▶ **Stated task**: Set down the full listing exactly as given. Any pictures are to be left out.

--- --- ---

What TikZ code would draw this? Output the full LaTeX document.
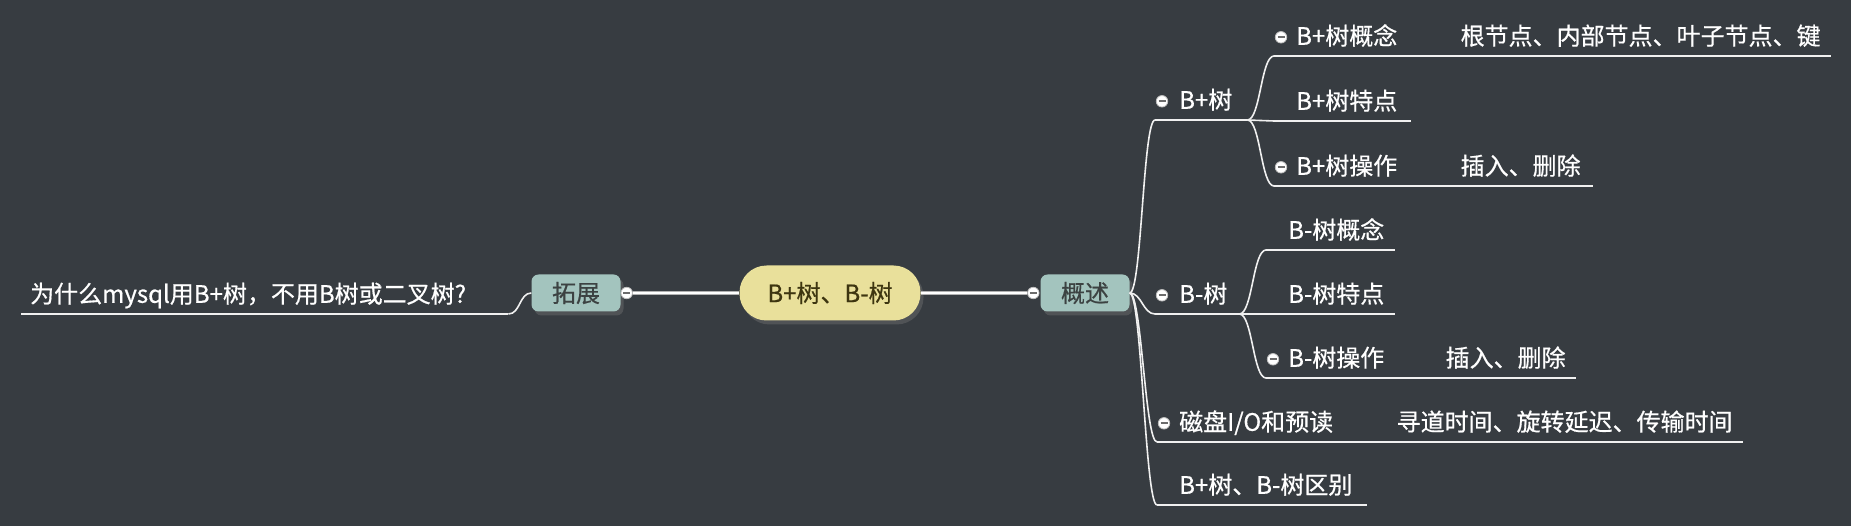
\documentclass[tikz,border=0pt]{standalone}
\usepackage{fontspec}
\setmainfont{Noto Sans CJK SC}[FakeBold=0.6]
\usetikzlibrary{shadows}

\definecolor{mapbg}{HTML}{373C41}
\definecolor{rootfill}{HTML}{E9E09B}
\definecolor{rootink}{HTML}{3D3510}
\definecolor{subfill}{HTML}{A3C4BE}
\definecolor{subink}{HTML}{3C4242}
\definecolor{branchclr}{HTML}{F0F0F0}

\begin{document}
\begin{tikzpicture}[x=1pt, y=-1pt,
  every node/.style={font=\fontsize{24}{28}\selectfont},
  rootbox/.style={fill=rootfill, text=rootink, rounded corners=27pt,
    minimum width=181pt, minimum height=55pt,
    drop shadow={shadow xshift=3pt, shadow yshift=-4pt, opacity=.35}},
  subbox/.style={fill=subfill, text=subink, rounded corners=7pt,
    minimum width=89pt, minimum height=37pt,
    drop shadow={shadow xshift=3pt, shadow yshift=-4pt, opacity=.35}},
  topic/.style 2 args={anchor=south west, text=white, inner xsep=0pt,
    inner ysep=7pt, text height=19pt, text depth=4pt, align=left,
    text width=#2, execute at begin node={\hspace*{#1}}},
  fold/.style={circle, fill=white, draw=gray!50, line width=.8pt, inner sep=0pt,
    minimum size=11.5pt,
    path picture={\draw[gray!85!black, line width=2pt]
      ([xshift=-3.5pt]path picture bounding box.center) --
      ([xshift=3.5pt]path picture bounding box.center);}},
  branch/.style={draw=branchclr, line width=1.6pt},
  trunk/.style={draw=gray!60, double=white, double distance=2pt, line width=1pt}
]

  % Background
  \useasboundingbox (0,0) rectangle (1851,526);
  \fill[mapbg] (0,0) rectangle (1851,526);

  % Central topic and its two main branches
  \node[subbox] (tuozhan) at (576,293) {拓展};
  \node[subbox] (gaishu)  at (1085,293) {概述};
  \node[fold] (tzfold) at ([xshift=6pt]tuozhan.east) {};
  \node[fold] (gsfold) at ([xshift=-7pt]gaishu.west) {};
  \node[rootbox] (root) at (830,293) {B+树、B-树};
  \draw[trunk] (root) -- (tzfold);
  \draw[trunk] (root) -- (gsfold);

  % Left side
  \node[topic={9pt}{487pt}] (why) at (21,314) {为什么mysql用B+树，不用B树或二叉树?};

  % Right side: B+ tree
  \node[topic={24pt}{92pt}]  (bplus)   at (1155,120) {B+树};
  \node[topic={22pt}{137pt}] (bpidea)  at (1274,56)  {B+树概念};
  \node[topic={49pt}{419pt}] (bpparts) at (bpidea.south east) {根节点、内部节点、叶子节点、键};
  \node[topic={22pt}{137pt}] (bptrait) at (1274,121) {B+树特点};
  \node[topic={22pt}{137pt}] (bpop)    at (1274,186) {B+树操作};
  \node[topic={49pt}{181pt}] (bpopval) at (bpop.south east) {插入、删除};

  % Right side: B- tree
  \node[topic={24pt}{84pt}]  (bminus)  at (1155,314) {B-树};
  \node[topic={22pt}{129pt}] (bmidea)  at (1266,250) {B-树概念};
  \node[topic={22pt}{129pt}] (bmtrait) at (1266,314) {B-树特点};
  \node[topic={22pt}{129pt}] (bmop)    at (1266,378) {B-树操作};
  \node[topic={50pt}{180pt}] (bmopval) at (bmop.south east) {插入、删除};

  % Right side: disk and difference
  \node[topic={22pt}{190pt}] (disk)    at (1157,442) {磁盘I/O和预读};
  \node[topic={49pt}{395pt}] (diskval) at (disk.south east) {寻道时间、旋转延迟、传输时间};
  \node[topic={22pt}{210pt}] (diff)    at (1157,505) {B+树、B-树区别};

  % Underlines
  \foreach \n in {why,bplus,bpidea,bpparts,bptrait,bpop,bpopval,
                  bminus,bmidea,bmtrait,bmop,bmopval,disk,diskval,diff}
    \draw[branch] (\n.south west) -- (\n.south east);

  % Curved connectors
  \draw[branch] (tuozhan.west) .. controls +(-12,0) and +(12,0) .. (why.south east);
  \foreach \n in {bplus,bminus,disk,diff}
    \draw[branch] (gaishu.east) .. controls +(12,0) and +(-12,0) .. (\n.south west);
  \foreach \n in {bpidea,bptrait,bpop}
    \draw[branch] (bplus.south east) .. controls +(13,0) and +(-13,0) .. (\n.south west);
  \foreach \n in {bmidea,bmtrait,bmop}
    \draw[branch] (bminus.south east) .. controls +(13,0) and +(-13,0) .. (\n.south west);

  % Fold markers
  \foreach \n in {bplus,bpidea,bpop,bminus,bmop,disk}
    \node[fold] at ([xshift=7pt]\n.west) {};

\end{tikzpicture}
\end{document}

--- --- ---

▶ **Response below**:
What TikZ code would draw this? Output the full LaTeX document.
\documentclass[tikz,border=0pt]{standalone}
\usepackage{fontspec}
\setmainfont{Noto Sans CJK SC}[FakeBold=0.6]
\usetikzlibrary{shadows}

\definecolor{mapbg}{HTML}{373C41}
\definecolor{rootfill}{HTML}{E9E09B}
\definecolor{rootink}{HTML}{3D3510}
\definecolor{subfill}{HTML}{A3C4BE}
\definecolor{subink}{HTML}{3C4242}
\definecolor{branchclr}{HTML}{F0F0F0}

\begin{document}
\begin{tikzpicture}[x=1pt, y=-1pt,
  every node/.style={font=\fontsize{24}{28}\selectfont},
  rootbox/.style={fill=rootfill, text=rootink, rounded corners=27pt,
    minimum width=181pt, minimum height=55pt,
    drop shadow={shadow xshift=3pt, shadow yshift=-4pt, opacity=.35}},
  subbox/.style={fill=subfill, text=subink, rounded corners=7pt,
    minimum width=89pt, minimum height=37pt,
    drop shadow={shadow xshift=3pt, shadow yshift=-4pt, opacity=.35}},
  topic/.style 2 args={anchor=south west, text=white, inner xsep=0pt,
    inner ysep=7pt, text height=19pt, text depth=4pt, align=left,
    text width=#2, execute at begin node={\hspace*{#1}}},
  fold/.style={circle, fill=white, draw=gray!50, line width=.8pt, inner sep=0pt,
    minimum size=11.5pt,
    path picture={\draw[gray!85!black, line width=2pt]
      ([xshift=-3.5pt]path picture bounding box.center) --
      ([xshift=3.5pt]path picture bounding box.center);}},
  branch/.style={draw=branchclr, line width=1.6pt},
  trunk/.style={draw=gray!60, double=white, double distance=2pt, line width=1pt}
]

  % Background
  \useasboundingbox (0,0) rectangle (1851,526);
  \fill[mapbg] (0,0) rectangle (1851,526);

  % Central topic and its two main branches
  \node[subbox] (tuozhan) at (576,293) {拓展};
  \node[subbox] (gaishu)  at (1085,293) {概述};
  \node[fold] (tzfold) at ([xshift=6pt]tuozhan.east) {};
  \node[fold] (gsfold) at ([xshift=-7pt]gaishu.west) {};
  \node[rootbox] (root) at (830,293) {B+树、B-树};
  \draw[trunk] (root) -- (tzfold);
  \draw[trunk] (root) -- (gsfold);

  % Left side
  \node[topic={9pt}{487pt}] (why) at (21,314) {为什么mysql用B+树，不用B树或二叉树?};

  % Right side: B+ tree
  \node[topic={24pt}{92pt}]  (bplus)   at (1155,120) {B+树};
  \node[topic={22pt}{137pt}] (bpidea)  at (1274,56)  {B+树概念};
  \node[topic={49pt}{419pt}] (bpparts) at (bpidea.south east) {根节点、内部节点、叶子节点、键};
  \node[topic={22pt}{137pt}] (bptrait) at (1274,121) {B+树特点};
  \node[topic={22pt}{137pt}] (bpop)    at (1274,186) {B+树操作};
  \node[topic={49pt}{181pt}] (bpopval) at (bpop.south east) {插入、删除};

  % Right side: B- tree
  \node[topic={24pt}{84pt}]  (bminus)  at (1155,314) {B-树};
  \node[topic={22pt}{129pt}] (bmidea)  at (1266,250) {B-树概念};
  \node[topic={22pt}{129pt}] (bmtrait) at (1266,314) {B-树特点};
  \node[topic={22pt}{129pt}] (bmop)    at (1266,378) {B-树操作};
  \node[topic={50pt}{180pt}] (bmopval) at (bmop.south east) {插入、删除};

  % Right side: disk and difference
  \node[topic={22pt}{190pt}] (disk)    at (1157,442) {磁盘I/O和预读};
  \node[topic={49pt}{395pt}] (diskval) at (disk.south east) {寻道时间、旋转延迟、传输时间};
  \node[topic={22pt}{210pt}] (diff)    at (1157,505) {B+树、B-树区别};

  % Underlines
  \foreach \n in {why,bplus,bpidea,bpparts,bptrait,bpop,bpopval,
                  bminus,bmidea,bmtrait,bmop,bmopval,disk,diskval,diff}
    \draw[branch] (\n.south west) -- (\n.south east);

  % Curved connectors
  \draw[branch] (tuozhan.west) .. controls +(-12,0) and +(12,0) .. (why.south east);
  \foreach \n in {bplus,bminus,disk,diff}
    \draw[branch] (gaishu.east) .. controls +(12,0) and +(-12,0) .. (\n.south west);
  \foreach \n in {bpidea,bptrait,bpop}
    \draw[branch] (bplus.south east) .. controls +(13,0) and +(-13,0) .. (\n.south west);
  \foreach \n in {bmidea,bmtrait,bmop}
    \draw[branch] (bminus.south east) .. controls +(13,0) and +(-13,0) .. (\n.south west);

  % Fold markers
  \foreach \n in {bplus,bpidea,bpop,bminus,bmop,disk}
    \node[fold] at ([xshift=7pt]\n.west) {};

\end{tikzpicture}
\end{document}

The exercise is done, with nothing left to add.